As was noted previously, the amount of money flowing into low-income countries as a result of development assistance and aid is far lower than the amount flowing out in debt repayments. According to Chee Yoke Ling, about $US200 billion a year is currently flowing from poor to rich countries, while the amount going back in aid is about $US50 billion a year. Maneka Gandhi, formerly India's Minister for the Environment, has pointed out that the annual aid budget of western countries is about one-third of 1 per cent of their national incomes. Only part of this goes to the poorest countries. For example, she claims that only 8 per cent of US aid is used for development assistance in poor countries. She argues that, even so, this money

"serves the strategic, economic, political and military interests of the West. It is used effectively for getting cheap imports from the Third World made through over-exploitation of their natural resources and their cheap labour and to export to them irrelevant goods." (1991, p. 30)
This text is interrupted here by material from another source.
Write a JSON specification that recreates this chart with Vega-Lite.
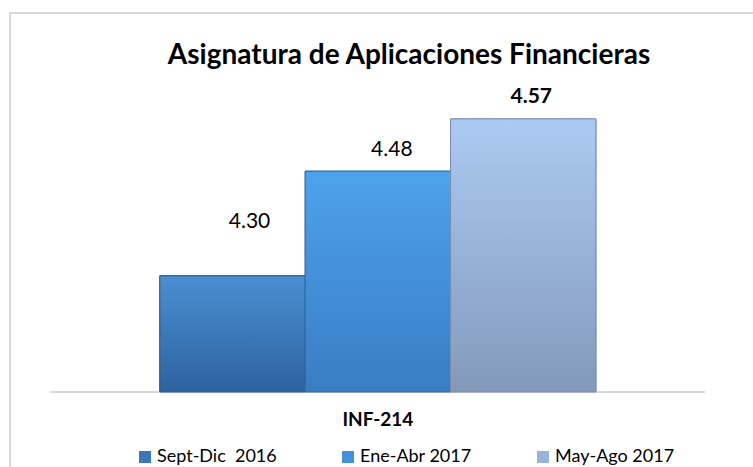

She says that aid is only given to countries that have natural resources that are required in the west. Other countries miss out, meaning that to the 'least developed countries go only 2 per cent of all investments' (p. 3). An example of what Gandhi is talking about is mining. High-income countries are now looking beyond their own borders for new sources of minerals. They are even encouraging organisations such as the World Bank to finance mining projects in low-income countries to ensure that their needs can be met. The minerals produced by these projects are mostly sold to high-income countries for very low prices&emdash;prices which neither reflect the heavy environmental impacts that the mining has caused, nor the social and health impacts on the workers (Young 1992, pp. 104, 112).

Both Maneka Gandhi and Chee Yoke Ling argue that the aid given is seldom freely given; rather, it is in the form of loans that have to be paid back or it is given on the condition that it is used to buy technology, materials and equipment from the donor countries. This means that a lot of the money returns to the donor countries. In effect, in some cases it is little more than a taxpayer-funded subsidy to companies from high-income countries to set up projects in low-income countries from which the companies will benefit most.

Gandhi argues that many activities that promote health and education and that preserve the environment require continuous operating funds rather than large initial capital investments, foreign equipment or expertise. However, these are not the sort of projects that are funded by aid-givers.

Alan Durning of the Worldwatch Institute says that 'for development to help the poor, it must put them first not only as intended beneficiaries, but as active participants, advisors, and leaders' (p. 149). He argues that the following needs are most apparent:

  • Self-help groups&emdash;poor people organising themselves;
  • Information and innovative education programs, and improved literacy;
  • Small loans which are accessible to the poor so they can buy basic assets;
  • Distribution of free tree seedlings;
  • Returning control over local resources to villagers;
  • Low-cost, participatory provision of clean drinking water and basic health care;
  • Deep cuts in debt burden in exchange for policy reforms to help the poor;
  • Lower industrial country trade restrictions against poor nations;
  • International co-operation to track and tax capital flight

Such assistance should not be considered as aid or charity; rather, it would constitute repayment of the debt high-income nations owe to low-income nations.